Come spiega Assocalzaturifici in una nota, a questo quadro si aggiunge un panorama di incertezze dovute alle situazioni internazionali: dal probabile protrarsi di tensioni commerciali e venti protezionistici, al rallentamento di significative economie (Cina e Germania su tutte), alla mancata ripartenza di mercati di fondamentale importanza per alcuni distretti calzaturieri. Basti pensare alla Russia che registra nuovamente cali superiori al 15 per cento.

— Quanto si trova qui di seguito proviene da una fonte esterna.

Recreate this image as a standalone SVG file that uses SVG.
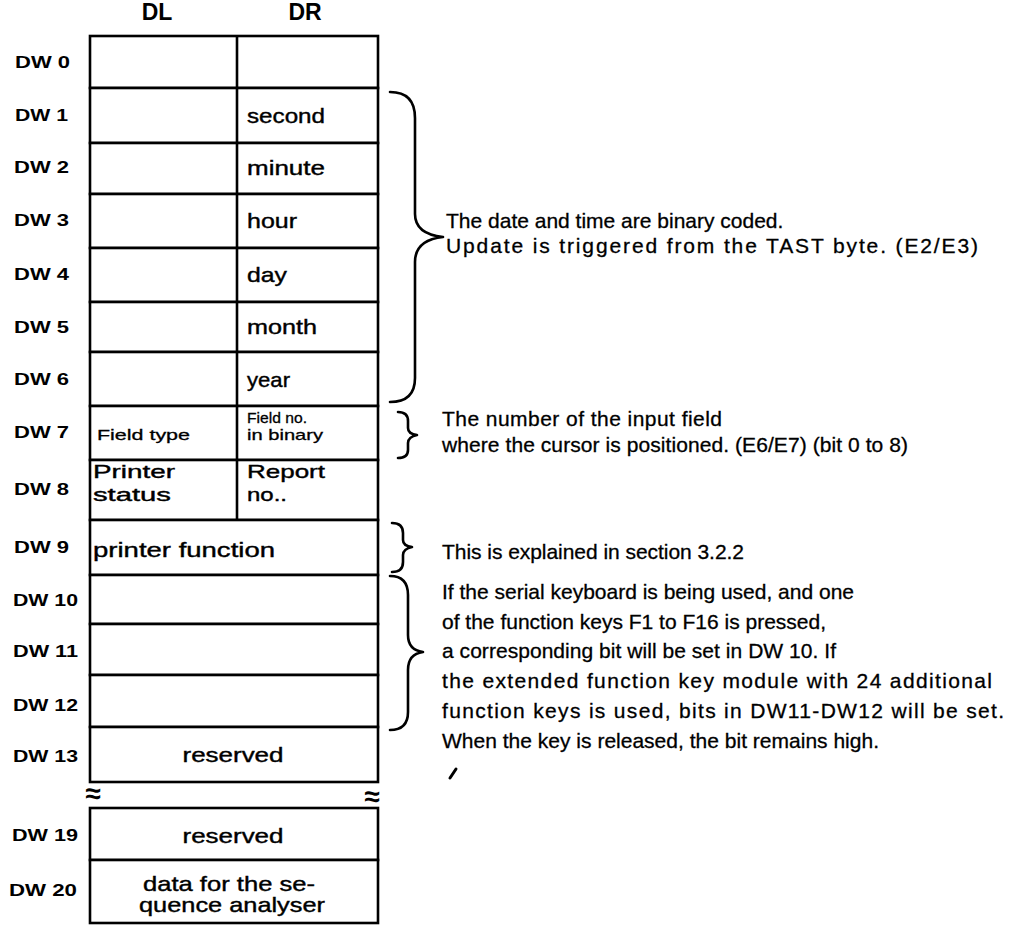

Sul fronte occupazionale il primo semestre 2019 ha chiuso con un saldo di -119 calzaturifici (tra industria e artigianato), pari al -2,6 per cento, e -492 addetti (-0,7 per cento) su dicembre 2018. Gli arretramenti si fanno ancor più pesanti considerando, oltre ai calzaturifici, i produttori di componentistica (-75 aziende e -493 addetti). Nell’insieme, dunque, -194 imprese e -985 addetti rispetto a fine 2018. A livello geografico, saldi negativi nel numero di aziende per tutte le sette principali regioni calzaturiere, con la sola eccezione della Lombardia (+13 unità); quanto al numero di addetti, una crescita per Toscana (+117 lavoratori) e Puglia. Le Marche sono la regione con i saldi negativi più marcati, sia nelle unità produttive (-95), sia negli addetti (-1.164).